As cidades da América Latina e os desafios no Brasil
Fazendo um recorte no IESE Cities in Motion Index 2020 para as cidades da América Latina, as três mais inteligentes e desenvolvidas são: Santiago, Buenos Aires e Montevidéu. É importante ressaltar que a maioria das cidades latino-americanas aparece abaixo da centésima posição no ranking geral. A primeira cidade brasileira que aparece no ranking é São Paulo, ocupando a 123º posição. No que diz respeito a sustentabilidade, temos destaque para Curitiba que desde os anos 80, investiu na criação de áreas verdes, gestão de resíduos e saneamento. Além disso, a cidade entrou para o ranking de ecossistemas mais promissores para inovação do mundo, pelo Global Startup Ecosystem Report 2020.

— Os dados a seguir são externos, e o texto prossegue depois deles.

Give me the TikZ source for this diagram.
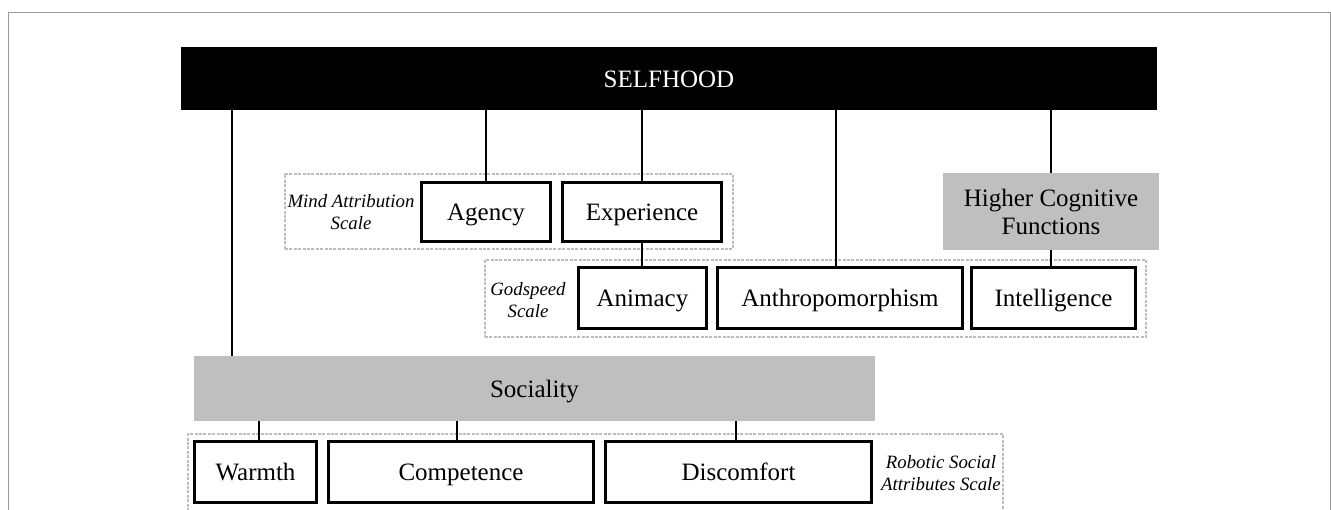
\documentclass[tikz,border=0pt]{standalone}
\usepackage{fontspec}
\setmainfont{Liberation Serif}
\definecolor{boxgray}{HTML}{BFBFBF}
\definecolor{dotgray}{HTML}{BDBDBD}
\begin{document}
\begin{tikzpicture}[x=0.5pt,y=-0.5pt,
  scalebox/.style={draw, line width=1.6pt, fill=white, inner sep=0pt, text height=8.5pt, text depth=0pt, font=\fontsize{12.5}{14}\selectfont},
  groupbox/.style={fill=boxgray, inner sep=0pt, align=center, font=\fontsize{12.5}{14}\selectfont},
  scaleframe/.style={draw=dotgray, line width=1pt, dash pattern=on 1.5pt off 0.7pt, inner sep=0pt},
  scalename/.style={align=center, font=\fontsize{9.4}{11}\selectfont\itshape},
  link/.style={line width=1.1pt}]
\useasboundingbox (0,0) rectangle (1331,509);
\draw[gray!80, line width=0.5pt] (8,12) rectangle (1330,700);

% dotted frames of the scales
\node(MindFrame)[scaleframe, minimum width=224pt, minimum height=37.5pt] at (509,211.5) {};
\node(GodFrame)[scaleframe, minimum width=330.5pt, minimum height=38.5pt] at (815.5,298.5) {};
\node(RobFrame)[scaleframe, minimum width=407.5pt, minimum height=50pt] at (595.5,484) {};

\node(MindLbl)[scalename] at (351,212) {Mind Attribution\\Scale};
\node(GodLbl)[scalename] at (528,300) {Godspeed\\Scale};
\node(RobLbl)[scalename] at (941,473) {Robotic Social\\Attributes Scale};

% top
\node(Self)[fill=black, text=white, inner sep=0pt, minimum width=488pt, minimum height=31.5pt, text height=8.5pt, text depth=0pt, font=\fontsize{12.5}{14}\selectfont] at (669,78.5) {SELFHOOD};

% mind attribution
\node(Agency)[scalebox, minimum width=64.4pt, minimum height=29.4pt] at (486,212) {Agency};
\node(Exp)[scalebox, minimum width=79.4pt, minimum height=29.4pt] at (642,212) {Experience};
\node(HCF)[groupbox, minimum width=108pt, minimum height=38.5pt] at (1051,211.5) {Higher Cognitive\\Functions};

% godspeed
\node(Ani)[scalebox, minimum width=63.9pt, minimum height=30.4pt] at (642.5,298) {Animacy};
\node(Anth)[scalebox, minimum width=122.4pt, minimum height=30.4pt] at (840,298) {Anthropomorphism};
\node(Int)[scalebox, minimum width=81.9pt, minimum height=30.4pt] at (1053.5,298) {Intelligence};

% sociality
\node(Soc)[groupbox, minimum width=340.5pt, minimum height=32.5pt, text height=8.5pt, text depth=0pt] at (534.5,388.5) {Sociality};
\node(Warm)[scalebox, minimum width=60.9pt, minimum height=30.4pt] at (255.5,472) {Warmth};
\node(Comp)[scalebox, minimum width=132.4pt, minimum height=30.4pt] at (461,472) {Competence};
\node(Disc)[scalebox, minimum width=132.9pt, minimum height=30.4pt] at (738.5,472) {Discomfort};

% connectors
\draw[link] ([xshift=19pt]Soc.north west) coordinate(SocTop) -- (SocTop |- Self.south);
\draw[link] (Agency.north) -- (Agency.north |- Self.south);
\draw[link] (Exp.north) -- (Exp.north |- Self.south);
\draw[link] ([xshift=-2pt]Anth.north) coordinate(AnthTop) -- (AnthTop |- Self.south);
\draw[link] (HCF.north) -- (HCF.north |- Self.south);
\draw[link] (Exp.south) -- (Exp.south |- Ani.north);
\draw[link] (HCF.south) -- (HCF.south |- Int.north);
\draw[link] ([xshift=1.75pt]Warm.north) coordinate(WarmTop) -- (WarmTop |- Soc.south);
\draw[link] ([xshift=-2pt]Comp.north) coordinate(CompTop) -- (CompTop |- Soc.south);
\draw[link] ([xshift=-1.25pt]Disc.north) coordinate(DiscTop) -- (DiscTop |- Soc.south);
\end{tikzpicture}
\end{document}
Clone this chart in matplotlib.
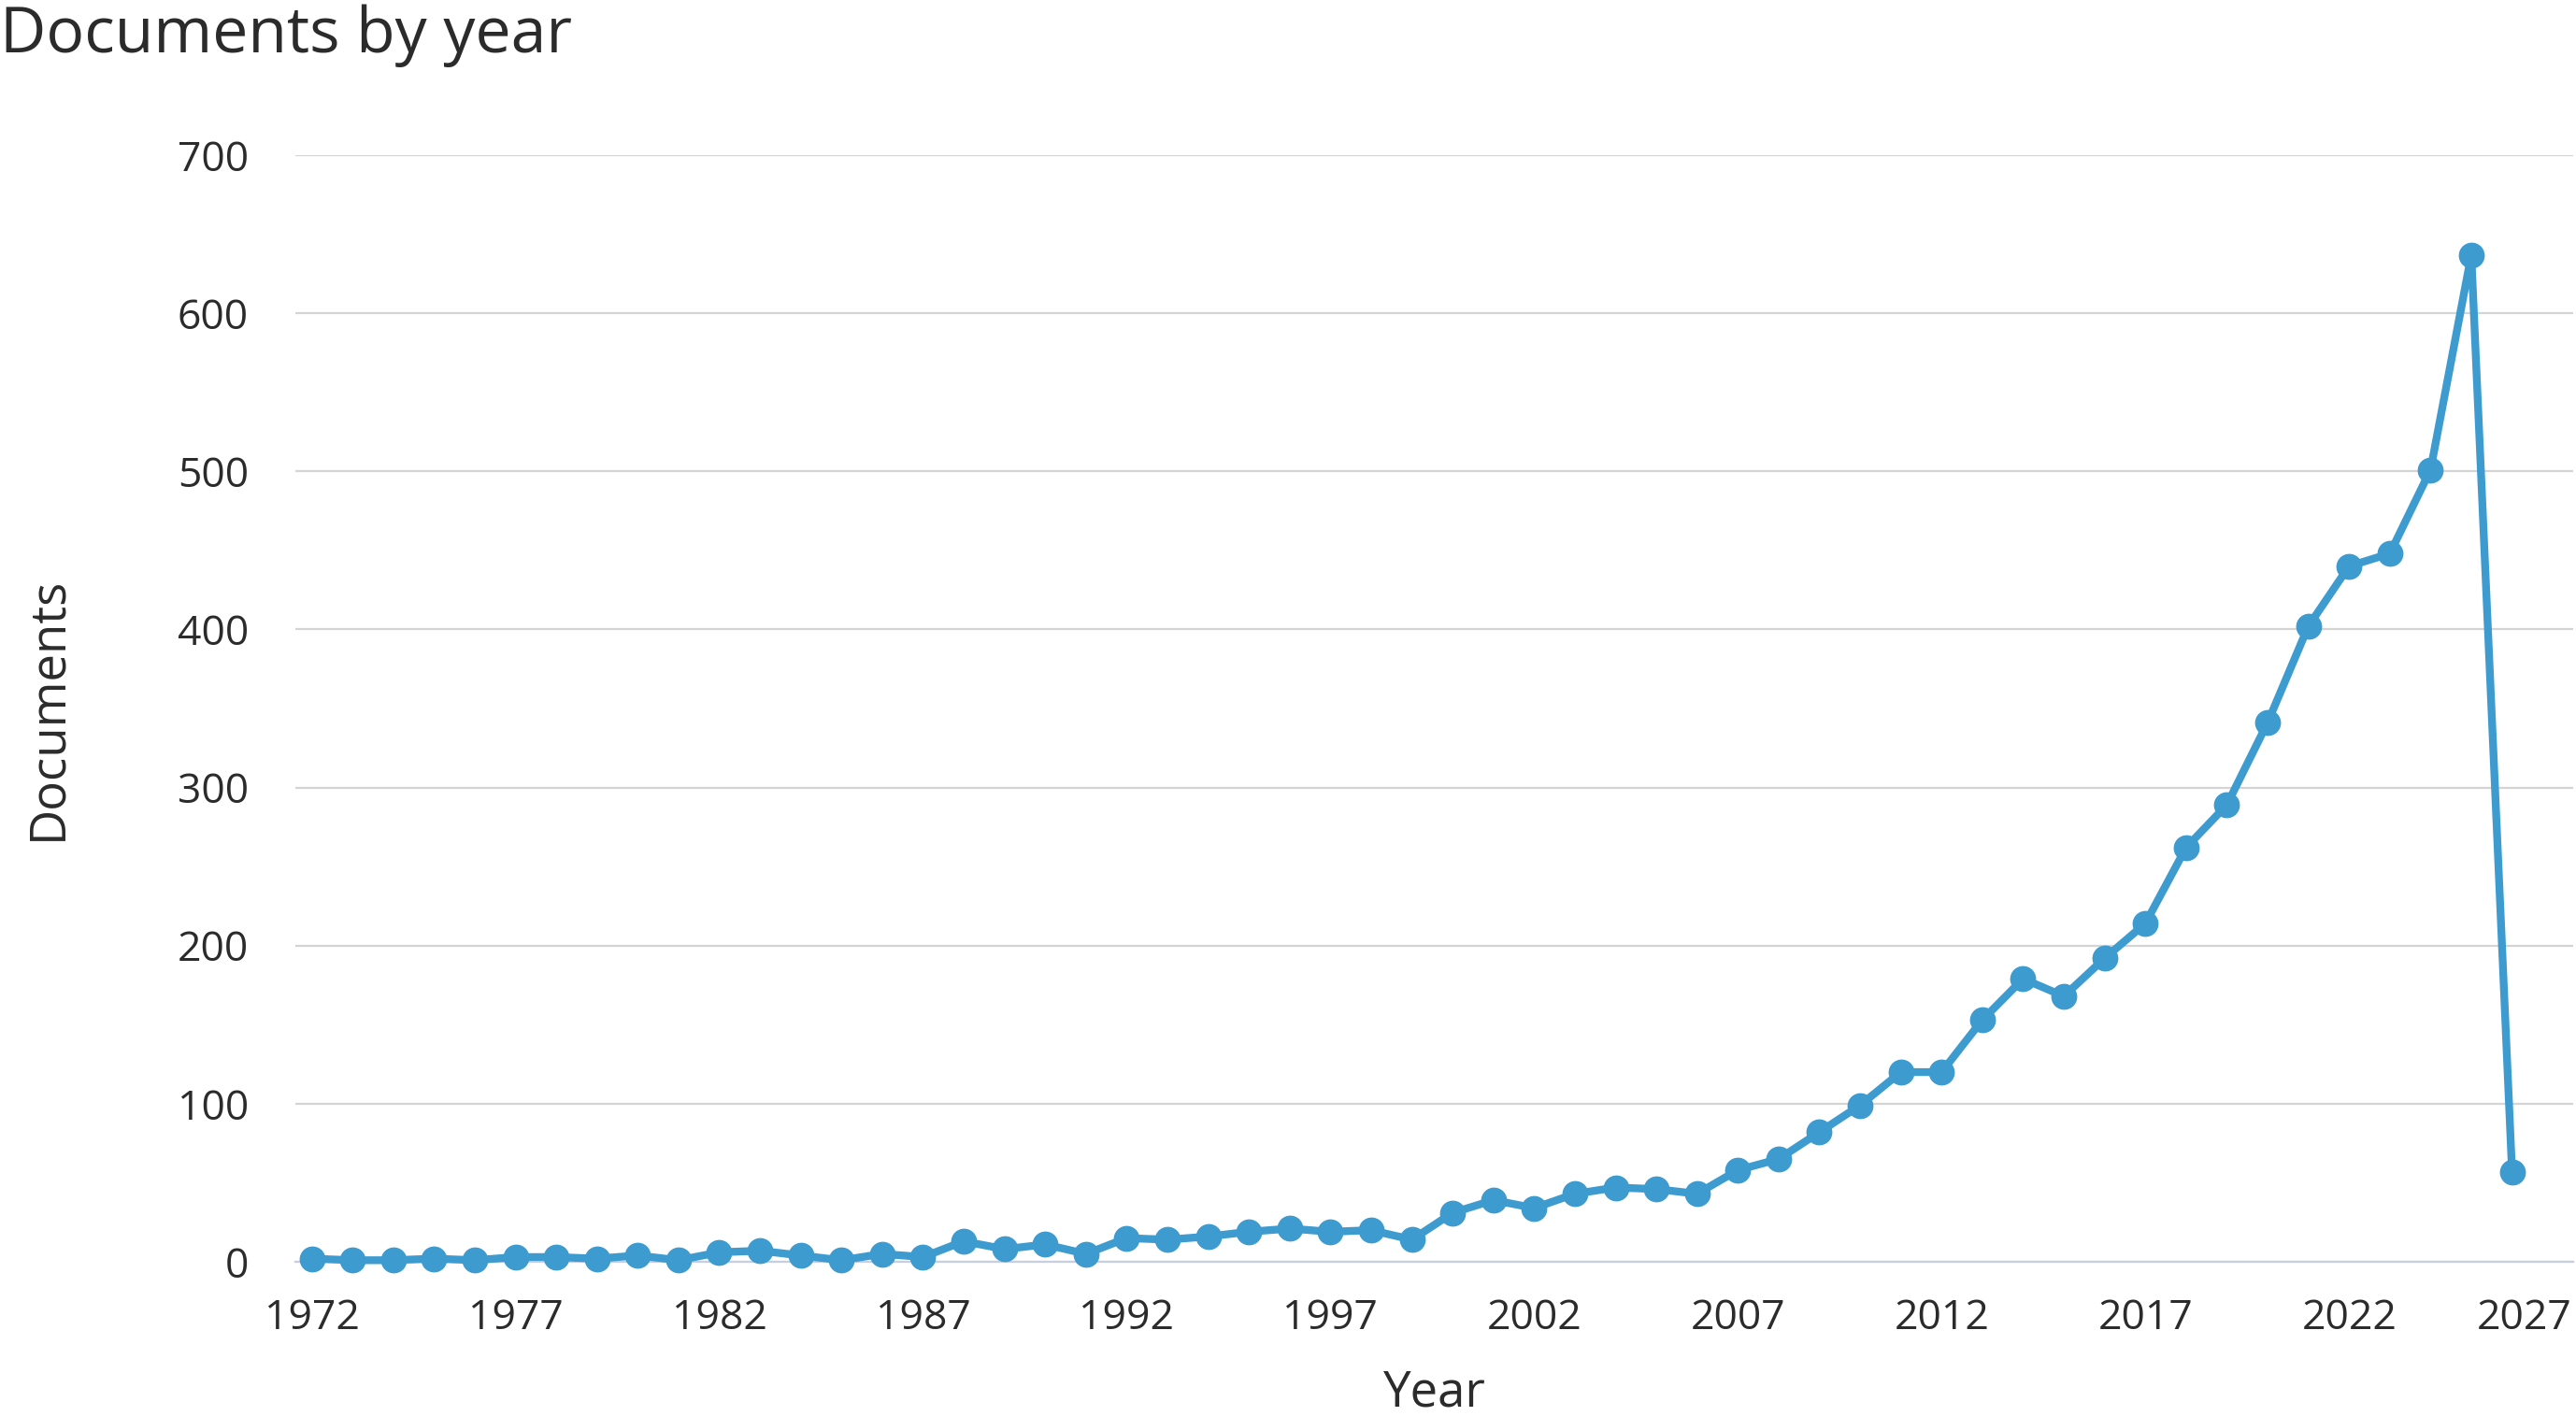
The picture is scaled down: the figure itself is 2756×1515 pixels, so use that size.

Mas ainda é preciso muitos avanços para o Brasil revelar-se nas primeiras posições do IESE Cities in Motion Index. Uma pesquisa feita pelo Centro Regional de Estudos para o Desenvolvimento da Sociedade da Informação (Cetic.br) mostrou que até 2019, 20 milhões de domicílios no nosso país ainda não possuíam acesso à internet. Além disso, dados divulgados pelo Sistema Nacional de Informações sobre Saneamento (SNIS) mostram que 16% da população não têm água tratada e 47% não têm acesso à rede de esgoto. Dessa forma, é possível perceber que o país ainda enfrenta algumas dificuldades para alcançar níveis de excelência, já que em muitos casos falta o básico.

Por outro lado, existem algumas iniciativas positivas no Brasil, as fontes de energia renováveis representam 83% da matriz elétrica, algumas cidades já utilizam a tecnologia de smart grid para a gestão de energia elétrica e várias outras foram beneficiadas pelo programa Cidades Digitais. Além disso, este ano foi lançado o primeiro bairro inteligente do Brasil, em Foz do Iguaçu, o Vila A. O bairro contará com monitorização climática ambiental, Wi-Fi público, reconhecimento facial e semáforos inteligentes. Além disso, a aprendizagem é um dos caminhos para transformar regiões e fazê-las receptáculos de inteligência. Para as pequenas cidades, o ensino à distância é uma das ferramentas que ajudam a fazer com que o conhecimento atravesse fronteiras e contribua para o processo de inovação.

A criação de cidades mais inteligentes e sustentáveis é combustível para que as grandes metrópoles continuem a desenvolver-se de forma saudável, e as tecnologias da informação e comunicação são grandes aliadas nesse processo de transformação digital das cidades. Como leu neste texto, muitas regiões já fazem uso das tecnologias de geoprocessamento, Big Data e Internet das Coisas para que as cidades funcionem de forma mais ágil, funcional, económica e sustentável, aumentando a participação da sociedade civil na administração pública, melhorando a qualidade de vida dos moradores e trazendo mais oportunidades de negócios para essas regiões. As cidades inteligentes são o presente e o futuro para territórios mais inovadores, sustentáveis e criativos.

Artigo de Gustavo Caetano, autor na MIT Technology Review Brasil (adaptado).